Lennon e McCartney

Se alguém quer saber por que John Lennon virou ícone do rock and roll e Paul McCartney entrou para a história como o grande baladeiro comercial é só prestar atenção às últimas declarações de Macca.

É uma imagem que não tem muito a ver com a realidade. A noção de Lennon como o roqueiro irredutível, agarrado a suas raízes, não sobrevive a uma olhada mais atenta a sua obra. Não é à toa que sua música mais conhecida é justamente uma balada, Imagine. Alguns discos, inclusive, têm faixas românticas até demais, como o chato Mind Games. Finalmente, quando voltou à cena musical em 1980, depois de um hiato de 5 anos, Lennon já dava indícios de ser um músico dos anos 60, que ainda não tinha se situado direito em um mundo transformado pelo punk.

Mesmo nos Beatles, a percentagem de rocks e baladas de cada um é parecida. E Lennon, um letrista indiscutivelmente superior, tem sua cota de bobagens, assim como McCartney tem sua cota de grandes letras. Enquanto isso, cada disco de McCartney tem a mesma divisão básica entre baladas e números mais rápidos que os discos de Lennon. Na fixação do arquétipo de cada um, as pessoas esqueceram que Helter Skelter — o rock mais pesado que os Beatles gravaram — foi composta por McCartney, e que Julia é uma balada de Lennon. É mais fácil caracterizar cada um de acordo com um estereótipo estanque. E nesse reducionismo McCartney, musicalmente mais ousado que Lennon, sai perdendo. Esquecem até que durante a melhor e mais experimental fase dos Beatles, a liderança da banda era claramente exercida por McCartney.

Mas Lennon tinha uma coisa que McCartney nunca teve: atitude. Lennon dizia que era roqueiro e todo mundo acreditava. McCartney se limitava a fazer grandes canções que, por serem brilhantemente simples, eram imediatamente subestimadas, e virou o Engelbert Humperdick que Lennon gostaria que ele fosse.

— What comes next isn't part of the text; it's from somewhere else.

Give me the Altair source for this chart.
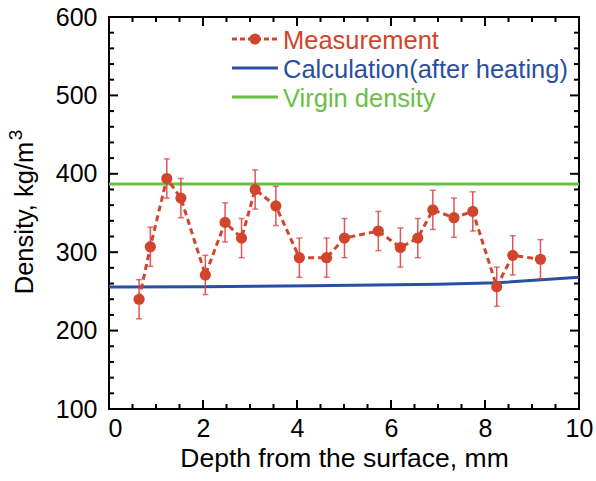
import altair as alt
import pandas as pd

# ---- data ----
meas_depth = [0.64, 0.88, 1.23, 1.53, 2.05, 2.47, 2.82, 3.11, 3.55, 4.05, 4.63,
              5.01, 5.73, 6.20, 6.57, 6.89, 7.34, 7.74, 8.25, 8.59, 9.18]
meas_density = [240, 307, 394, 369, 271, 338, 318, 380, 359, 293, 293,
                318, 327, 306, 318, 354, 344, 352, 256, 296, 291]
meas_error = [25, 25, 25, 25, 25, 25, 25, 25, 25, 25, 25,
              25, 25, 25, 25, 25, 25, 25, 25, 25, 25]

calc_depth = [0, 2, 4.3, 7, 8.25, 10]
calc_density = [255.5, 256, 257.3, 259, 261, 268]

virgin_depth = [0, 10]
virgin_density = [387, 387]

x_major = [0, 2, 4, 6, 8, 10]
x_minor = [0.5, 1, 1.5, 2.5, 3, 3.5, 4.5, 5, 5.5, 6.5, 7, 7.5, 8.5, 9, 9.5]
y_major = [100, 200, 300, 400, 500, 600]
y_minor = [120, 140, 160, 180, 220, 240, 260, 280, 320, 340, 360, 380,
           420, 440, 460, 480, 520, 540, 560, 580]

legend_labels = ["Measurement", "Calculation(after heating)", "Virgin density"]
x_title = "Depth from the surface, mm"
y_title_main = ["Density, kg/m"]
y_title_sup = ["3"]

RED = "#d0452c"
ERR = "#d9383c"
BLUE = "#2a4f9f"
GREEN = "#6abf45"
FONT = "Liberation Sans"
W, H = 470, 392

def X(field):
    return alt.X(f"{field}:Q", scale=alt.Scale(domain=[0, 10], nice=False, zero=False),
                 axis=alt.Axis(values=x_major, title=x_title,
                               tickSize=0, domain=False, grid=False, labelPadding=7,
                               labelFlush=False,
                               labelOffset={"condition": {"test": "datum.value == 0", "value": 6},
                                            "value": 0},
                               labelFontSize=25, titleFontSize=26.5, titlePadding=4,
                               labelFont=FONT, titleFont=FONT, titleFontWeight="normal",
                               labelColor="black", titleColor="black"))

def Y(field):
    return alt.Y(f"{field}:Q", scale=alt.Scale(domain=[100, 600], nice=False, zero=False),
                 axis=alt.Axis(values=y_major, title=None,
                               tickSize=0, domain=False, grid=False, labelPadding=12,
                               labelFlush=False,
                               labelFontSize=25, labelFont=FONT, labelColor="black"))

meas = pd.DataFrame({"x": meas_depth, "y": meas_density, "e": meas_error})
meas["lo"] = meas["y"] - meas["e"]
meas["hi"] = meas["y"] + meas["e"]
calc = pd.DataFrame({"x": calc_depth, "y": calc_density})
virgin = pd.DataFrame({"x": virgin_depth, "y": virgin_density})

virgin_line = alt.Chart(virgin).mark_line(color=GREEN, strokeWidth=3).encode(x=X("x"), y=Y("y"))
calc_line = alt.Chart(calc).mark_line(color=BLUE, strokeWidth=3).encode(x=X("x"), y=Y("y"))

err_rule = alt.Chart(meas).mark_rule(color=ERR, strokeWidth=1.5, opacity=0.85).encode(
    x=X("x"), y=Y("lo"), y2="hi")
err_lo = alt.Chart(meas).mark_tick(color=ERR, orient="horizontal", size=6, thickness=1.5).encode(
    x=X("x"), y=Y("lo"))
err_hi = alt.Chart(meas).mark_tick(color=ERR, orient="horizontal", size=6, thickness=1.5).encode(
    x=X("x"), y=Y("hi"))
meas_line = alt.Chart(meas).mark_line(color=RED, strokeWidth=3, strokeDash=[6, 4]).encode(
    x=X("x"), y=Y("y"))
meas_pts = alt.Chart(meas).mark_circle(color=RED, size=125, opacity=1).encode(
    x=X("x"), y=Y("y"))

# inward ticks on all four sides
xmaj = pd.DataFrame({"x": x_major})
xmin = pd.DataFrame({"x": x_minor})
ymaj = pd.DataFrame({"y": y_major})
ymin = pd.DataFrame({"y": y_minor})

def xticks(df, L):
    b = alt.Chart(df).mark_rule(color="black", strokeWidth=2).encode(
        x=X("x"), y=alt.value(H), y2=alt.value(H - L))
    t = alt.Chart(df).mark_rule(color="black", strokeWidth=2).encode(
        x=X("x"), y=alt.value(0), y2=alt.value(L))
    return [b, t]

def yticks(df, L):
    l = alt.Chart(df).mark_rule(color="black", strokeWidth=2).encode(
        y=Y("y"), x=alt.value(0), x2=alt.value(L))
    r = alt.Chart(df).mark_rule(color="black", strokeWidth=2).encode(
        y=Y("y"), x=alt.value(W), x2=alt.value(W - L))
    return [l, r]

ticks = xticks(xmaj, 9) + xticks(xmin, 5) + yticks(ymaj, 9) + yticks(ymin, 5)

# y-axis title with a real superscript
ytitle_main = alt.Chart(pd.DataFrame({"t": y_title_main})).mark_text(
    fontSize=25.5, font=FONT, color="black", angle=270, align="center", baseline="alphabetic"
).encode(x=alt.value(-76), y=alt.value(201), text="t:N")
ytitle_sup = alt.Chart(pd.DataFrame({"t": y_title_sup})).mark_text(
    fontSize=19, font=FONT, color="black", angle=270, align="center", baseline="alphabetic"
).encode(x=alt.value(-87), y=alt.value(118), text="t:N")

# manual legend (inside plot, top-left)
leg_colors = [RED, BLUE, GREEN]
leg_rows = [22, 51, 80]
legend_layers = []
for lab, col, ry in zip(legend_labels, leg_colors, leg_rows):
    dash = [5, 3] if lab == "Measurement" else [1, 0]
    legend_layers.append(alt.Chart(pd.DataFrame({"label": [lab]})).mark_rule(
        color=col, strokeWidth=3, strokeDash=dash).encode(
        x=alt.value(123), x2=alt.value(169), y=alt.value(ry)))
    legend_layers.append(alt.Chart(pd.DataFrame({"label": [lab]})).mark_text(
        color=col, fontSize=25.5, font=FONT, align="left", baseline="middle").encode(
        x=alt.value(174), y=alt.value(ry + 2), text="label:N"))
legend_layers.append(alt.Chart(pd.DataFrame({"label": ["Measurement"]})).mark_circle(
    color=RED, size=125, opacity=1).encode(x=alt.value(146), y=alt.value(leg_rows[0])))

chart = alt.layer(
    virgin_line, calc_line, err_rule, err_lo, err_hi, meas_line, meas_pts,
    *ticks, ytitle_main, ytitle_sup, *legend_layers
).properties(
    width=W, height=H,
    autosize=alt.AutoSizeParams(type="none"),
    padding={"left": 109, "top": 17, "right": 17, "bottom": 72},
    background="white",
).configure_view(stroke="black", strokeWidth=2)

chart.save("out.html", embed_options={"renderer": "svg", "actions": False})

Essa diferença entre as atitudes de Lennon e McCartney ficou mais do que clara de 2001 para cá. Em reação à destruição do WTC, McCartney compôs uma música chamada Freedom, cujo refrão diz que “we will fight for the right to live in freedom“. É um dos momentos mais baixos de sua carreira. Enquanto Lennon provavelmente seria o primeiro a fazer oposição à invasão do Iraque, só agora, depois das fotos de Abu Ghraib, é que McCartney considera a possibilidade de aquilo ter sido uma péssima idéia. E mesmo assim hesitante, com medo de tomar uma atitude dura demais.

McCartney deu a sorte e o azar de ter sobrevivido em algumas décadas a Lennon; provavelmente não vai morrer assassinado por um fã enlouquecido, e sua aura não vai ser imediatamente mitificada. Mas ainda que sofresse todo aquele processo que faz de meros cantores ícones culturais absolutos, sem aquela verve que caracterizava seu parceiro ele continuaria eternizado como o sujeito que estava à sombra de Lennon.

One thought on “Lennon e McCartney

  1. leu “many years from now”? apesar de ser a bio autorizada tem um tom bastante realista… o macca conta como, em que circunstâncias, foram compostas a maioria das músicas. e mostra uma puta sinergia entre os dois, coisa de brother mesmo. tinha aquela competiçãozinha mais ególatra por parte do john. mas já se falou e se escreveu tanto sobre isso, né? o importante é que os caras fizeram a diferença.